Is it just me, or is that humongous boulder defying gravity? How were these tunnels carved out of the stone? What do you mean it’s a “canyon within a canyon”?
These are the types of questions the rangers at the Colorado National Monument, located in the western part of the state near Grand Junction and Fruita, are happy to answer. The 32-square-mile spectacular geologic wonder of sandstone mesas and canyons is part of the United States National Park Service, and its Walks and Talks events are one of the best learning programs of Colorado’s 11 national parks and monuments.
Red-and purple-streaked striations in water-sculpted cliff walls, whimsically arranged rock formations, sky-high mesas and abundant wildlife can’t help but inspire those who visit to want to know more about how it came to be.
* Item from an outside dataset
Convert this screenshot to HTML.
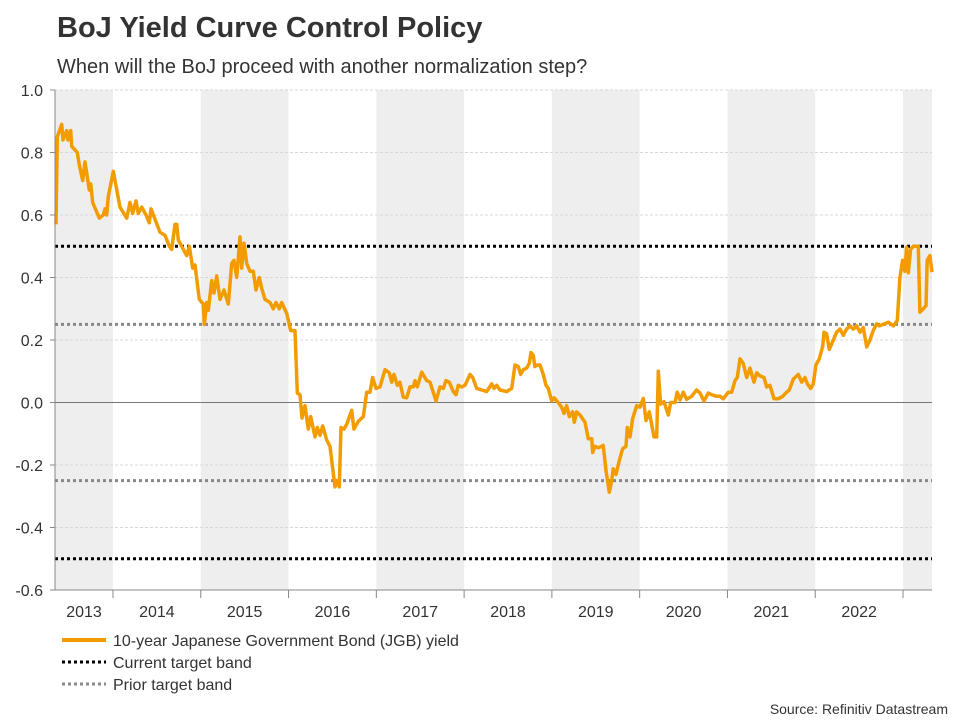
<!DOCTYPE html>
<html><head><meta charset="utf-8"><style>
body{margin:0;background:#fff;font-family:"Liberation Sans",Arial,sans-serif;}
svg text{font-family:"Liberation Sans",Arial,sans-serif;}
</style></head><body>
<svg id="chart" width="960" height="720" xmlns="http://www.w3.org/2000/svg">
<text x="57" y="37" font-size="29" font-weight="bold" fill="#333">BoJ Yield Curve Control Policy</text>
<text x="57" y="73" font-size="20" fill="#333">When will the BoJ proceed with another normalization step?</text>
<g id="bands"></g>
<g id="grid"></g>
<g id="refs"></g>
<g id="series"></g>
<g id="axes"></g>
<g>
<line x1="62" y1="640" x2="106" y2="640" stroke="#f39c00" stroke-width="4"/>
<text x="113" y="646" font-size="16" fill="#333">10-year Japanese Government Bond (JGB) yield</text>
<line x1="62" y1="662" x2="106" y2="662" stroke="#000" stroke-width="3" stroke-dasharray="3,3"/>
<text x="113" y="668" font-size="16" fill="#333">Current target band</text>
<line x1="62" y1="684" x2="106" y2="684" stroke="#888" stroke-width="3" stroke-dasharray="3,3"/>
<text x="113" y="690" font-size="16" fill="#333">Prior target band</text>
</g>
<text x="948" y="714" font-size="14" fill="#333" text-anchor="end">Source: Refinitiv Datastream</text>
</svg>
<script>
const yTicks=[1.0,0.8,0.6,0.4,0.2,0.0,-0.2,-0.4,-0.6];
const yearLabels=[2013,2014,2015,2016,2017,2018,2019,2020,2021,2022];
const currentBand=[0.5,-0.5];
const priorBand=[0.25,-0.25];
const dates=[2013.351,2013.365,2013.416,2013.430,2013.473,2013.487,2013.518,2013.530,2013.593,2013.616,2013.655,2013.681,2013.730,2013.746,2013.769,2013.844,2013.889,2013.909,2013.928,2013.946,2014.003,2014.080,2014.156,2014.194,2014.224,2014.262,2014.288,2014.327,2014.376,2014.414,2014.433,2014.535,2014.592,2014.641,2014.669,2014.706,2014.726,2014.744,2014.840,2014.869,2014.908,2014.934,2014.983,2015.029,2015.040,2015.067,2015.086,2015.124,2015.151,2015.181,2015.219,2015.265,2015.313,2015.352,2015.378,2015.409,2015.447,2015.466,2015.492,2015.523,2015.561,2015.598,2015.629,2015.667,2015.694,2015.732,2015.789,2015.826,2015.857,2015.895,2015.922,2015.979,2016.024,2016.073,2016.100,2016.130,2016.153,2016.187,2016.225,2016.252,2016.301,2016.327,2016.358,2016.389,2016.434,2016.472,2016.529,2016.552,2016.578,2016.597,2016.632,2016.662,2016.719,2016.745,2016.794,2016.851,2016.890,2016.928,2016.958,2016.996,2017.042,2017.099,2017.148,2017.175,2017.201,2017.239,2017.269,2017.307,2017.346,2017.383,2017.421,2017.440,2017.467,2017.517,2017.574,2017.611,2017.680,2017.725,2017.763,2017.794,2017.831,2017.877,2017.908,2017.934,2017.972,2018.010,2018.067,2018.098,2018.143,2018.200,2018.257,2018.314,2018.340,2018.371,2018.409,2018.485,2018.542,2018.580,2018.617,2018.645,2018.674,2018.713,2018.743,2018.762,2018.788,2018.807,2018.834,2018.864,2018.902,2018.933,2018.959,2018.998,2019.024,2019.072,2019.111,2019.138,2019.168,2019.198,2019.236,2019.255,2019.282,2019.320,2019.377,2019.415,2019.453,2019.465,2019.491,2019.529,2019.567,2019.585,2019.616,2019.654,2019.681,2019.699,2019.730,2019.768,2019.806,2019.844,2019.859,2019.890,2019.920,2019.966,2020.003,2020.041,2020.072,2020.110,2020.163,2020.194,2020.212,2020.239,2020.277,2020.326,2020.353,2020.402,2020.428,2020.459,2020.497,2020.535,2020.592,2020.649,2020.687,2020.733,2020.782,2020.820,2020.877,2020.915,2020.953,2021.010,2021.048,2021.086,2021.112,2021.143,2021.180,2021.219,2021.257,2021.302,2021.333,2021.371,2021.416,2021.447,2021.484,2021.530,2021.579,2021.629,2021.675,2021.705,2021.750,2021.807,2021.846,2021.883,2021.910,2021.948,2021.978,2022.008,2022.046,2022.085,2022.100,2022.130,2022.160,2022.199,2022.244,2022.282,2022.320,2022.358,2022.396,2022.434,2022.472,2022.510,2022.548,2022.586,2022.624,2022.661,2022.700,2022.730,2022.775,2022.832,2022.889,2022.935,2022.965,2022.996,2023.022,2023.041,2023.060,2023.087,2023.117,2023.174,2023.193,2023.231,2023.262,2023.276,2023.307,2023.330];
const yields=[0.57,0.85,0.89,0.84,0.87,0.84,0.87,0.82,0.80,0.76,0.71,0.77,0.68,0.70,0.64,0.59,0.60,0.62,0.60,0.66,0.74,0.625,0.59,0.64,0.605,0.645,0.605,0.625,0.60,0.575,0.62,0.545,0.535,0.50,0.49,0.57,0.57,0.52,0.47,0.50,0.43,0.44,0.33,0.315,0.25,0.32,0.295,0.39,0.35,0.405,0.33,0.36,0.315,0.445,0.455,0.40,0.53,0.43,0.51,0.445,0.42,0.42,0.36,0.40,0.365,0.33,0.32,0.30,0.32,0.30,0.32,0.285,0.23,0.23,0.03,0.025,-0.05,-0.01,-0.085,-0.045,-0.11,-0.08,-0.105,-0.075,-0.12,-0.14,-0.27,-0.25,-0.27,-0.08,-0.085,-0.07,-0.025,-0.085,-0.06,-0.045,0.033,0.033,0.08,0.045,0.05,0.105,0.095,0.065,0.09,0.055,0.065,0.017,0.015,0.05,0.05,0.07,0.05,0.097,0.07,0.065,0.005,0.05,0.045,0.07,0.065,0.035,0.025,0.055,0.05,0.055,0.09,0.08,0.045,0.04,0.035,0.06,0.045,0.055,0.04,0.035,0.045,0.12,0.115,0.09,0.105,0.11,0.125,0.16,0.15,0.115,0.12,0.12,0.09,0.055,0.045,0.005,0.015,0.0,-0.015,-0.035,-0.01,-0.045,-0.03,-0.063,-0.03,-0.04,-0.063,-0.116,-0.116,-0.16,-0.14,-0.145,-0.14,-0.137,-0.218,-0.287,-0.25,-0.212,-0.23,-0.186,-0.148,-0.14,-0.08,-0.11,-0.052,-0.01,-0.015,0.013,-0.058,-0.03,-0.11,-0.11,0.1,-0.005,0.003,-0.04,0.0,0.0,0.033,0.008,0.033,0.01,0.02,0.04,0.03,0.005,0.03,0.025,0.02,0.02,0.012,0.033,0.033,0.07,0.08,0.14,0.125,0.08,0.11,0.065,0.095,0.085,0.08,0.05,0.055,0.012,0.012,0.02,0.033,0.04,0.075,0.09,0.065,0.08,0.06,0.045,0.06,0.12,0.14,0.18,0.225,0.22,0.17,0.195,0.225,0.235,0.215,0.235,0.245,0.235,0.245,0.225,0.24,0.178,0.2,0.23,0.252,0.245,0.25,0.257,0.245,0.262,0.40,0.455,0.42,0.497,0.415,0.49,0.5,0.5,0.289,0.30,0.31,0.455,0.47,0.417];

const NS='http://www.w3.org/2000/svg';
const PL=55,PR=932,PT=90,PB=590;
const xMin=2013.34,xMax=2023.33,yMin=-0.6,yMax=1.0;
function xs(t){return 113+(t-2014)*(903-113)/9;}
function ys(v){return PB-(v-yMin)/(yMax-yMin)*(PB-PT);}
function mk(tag,attrs,parent){const e=document.createElementNS(NS,tag);for(const k in attrs)e.setAttribute(k,attrs[k]);parent.appendChild(e);return e;}
const bands=document.getElementById('bands'),grid=document.getElementById('grid'),refs=document.getElementById('refs'),series=document.getElementById('series'),axes=document.getElementById('axes');
// shading: odd years
for(const yr of yearLabels.concat([2023])){
  if((yr-2013)%2!==0)continue;
  const a=Math.max(xs(yr),PL),b=Math.min(xs(yr+1),PR);
  const r=mk('rect',{x:a,y:PT,width:b-a,height:PB-PT,fill:'#eeeeee'},bands);
  
  
}
// y grid + labels
for(const v of yTicks){
  const y=ys(v);
  if(v!==0&&v!==yMin){
    const g=mk('line',{x1:PL,x2:PR,y1:y,y2:y,stroke:'#d8d8d8','stroke-width':1,'stroke-dasharray':'3,2'},grid);
    
    
  }
  const tk=mk('line',{x1:PL-5,x2:PL,y1:y,y2:y,stroke:'#888','stroke-width':1},axes);
  
  
  const t=mk('text',{x:43,y:y+6,'font-size':16,fill:'#333','text-anchor':'end'},axes);
  t.textContent=v.toFixed(1);
  
  
}
const zl=mk('line',{x1:PL,x2:PR,y1:ys(0),y2:ys(0),stroke:'#777','stroke-width':1},grid);


// reference bands
for(const v of priorBand){
  const l=mk('line',{x1:PL,x2:PR,y1:ys(v),y2:ys(v),stroke:'#888','stroke-width':3,'stroke-dasharray':'3,3'},refs);
  
  
}
for(const v of currentBand){
  const l=mk('line',{x1:PL,x2:PR,y1:ys(v),y2:ys(v),stroke:'#000','stroke-width':3,'stroke-dasharray':'3,3'},refs);
  
  
}
// series
let d='';
for(let i=0;i<dates.length;i++){d+=(i?'L':'M')+xs(dates[i]).toFixed(1)+','+ys(yields[i]).toFixed(1);}
const p=mk('path',{d:d,fill:'none',stroke:'#f39c00','stroke-width':3.5,'stroke-linejoin':'round'},series);


// axes lines
const ya=mk('line',{x1:PL,x2:PL,y1:PT,y2:PB,stroke:'#888','stroke-width':1},axes);


const xa=mk('line',{x1:PL,x2:PR,y1:PB,y2:PB,stroke:'#888','stroke-width':1},axes);


for(const yr of yearLabels){
  const a=Math.max(xs(yr),PL),b=Math.min(xs(yr+1),PR);
  if(yr>yearLabels[0]){
    const tk=mk('line',{x1:xs(yr),x2:xs(yr),y1:PB,y2:PB+8,stroke:'#888','stroke-width':1},axes);
    
    
  }
  const t=mk('text',{x:(yr===2013?84:(a+b)/2),y:617,'font-size':16,fill:'#333','text-anchor':'middle'},axes);
  t.textContent=String(yr);
  
  
}
const tk=mk('line',{x1:xs(2023),x2:xs(2023),y1:PB,y2:PB+8,stroke:'#888','stroke-width':1},axes);


</script>
</body></html>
The free, year-round programs offer visitors a chance to learn about the wildlife, vegetation, geology and history that make the monument unique.
Events include desert bighorn sheep and cactus hikes, wildflower photography and birding workshops, stargazing meet-ups, presentations on the Civilian Conservation Corps (men who helped conserve this natural resource during the Great Depression), Junior Ranger programs for kids ages five to 12 and many others.
Other activities at the monument can include camping among the pinyon pine in the Saddlehorn Campground, hiking Corkscrew Trail’s switchbacks, photographing the iconic Independence Monument, cycling the 23-mile Rim Rock Road, painting the sandstone panorama at Artists Point and spying golden eagles with your binoculars.